- PanAust plan sees doubling of cost of Frieda River project
- Mining industry preparing for a forecast copper shortfall
China-owned PanAust Ltd. estimates it may take as long as two years to win approvals for its expanded $3.6 billion copper project in Papua New Guinea as bigger rivals forecast a deficit of the metal by the decade’s end.
A revised development plan for the Frieda River project by state-owned Guangdong Rising Assets Management Co.’s Australian unit more than doubled an earlier cost estimate following a better understanding of the earthworks required, PanAust General Manager of Corporate Development Joe Walsh said Thursday in a phone interview. The new study also raised forecasts for copper output about 40 percent to 175,000 metric tons a year.
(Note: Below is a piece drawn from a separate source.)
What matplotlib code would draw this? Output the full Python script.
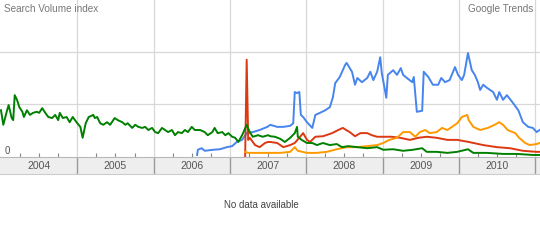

“Commodity prices are, in our view, going through a cyclical low and we do envisage that in the fullness of time we will see prices recover,” Walsh said. “The focus over the next year or two, when we would envisage that we would be largely in an approvals process, is to look at opportunities to improve the fundamentals of the project, with a particular focus on capital and infrastructure.”
China is stepping up a hunt to secure more supplies of copper through acquisitions and mine projects to prepare for the forecast long-term demand growth. A copper deficit is likely to develop toward the end of the decade, BHP Billiton Ltd. said in February, as output is constrained at existing mines on lower grades.
Frieda River, acquired from Glencore Plc in 2013, may contain as much as 12 million tons of copper and 19 million ounces of gold, Brisbane-based PanAust said Thursday in a statement on its website. A further $2.3 billion is earmarked in the new plan for sustaining capital and development over the life of the mine, it said.
The mine will also deliver average annual production of 250,000 ounces of gold over the initial 17 years, PanAust said, compared with 200,000 ounces under a September 2014 proposal.
PanAust’s study didn’t include any forecast date for Frieda River to enter production. The project remains subject to permits, approvals and a final investment decision by Guangdong and partner Highlands Pacific Ltd., which has a 20 percent stake, PanAust said in its statement. Guangdong last year completed a takeover of PanAust with an offer that valued the producer at about A$1.2 billion ($870 million).
“It’s not really possible to put a clear timeframe on this,” Walsh said. “History would suggest that approvals processes for substantial projects in PNG tend to be quite drawn out.” The partners will seek a special mining lease from the Papua New Guinea government by June 30.
Earlier this month, China Molybdenum Co. agreed to pay $2.65 billion for Freeport-McMoRan Inc.’s Tenke copper and cobalt mine in the Democratic Republic of Congo, adding metals to feed China’s new growth phase. Rio Tinto Group this month approved a $5.3 billion expansion to more than double output at Mongolia’s Oyu Tolgoi copper mine, situated 80 kilometers (50 miles) north of the Chinese border, aimed at meeting demand from the top consumer.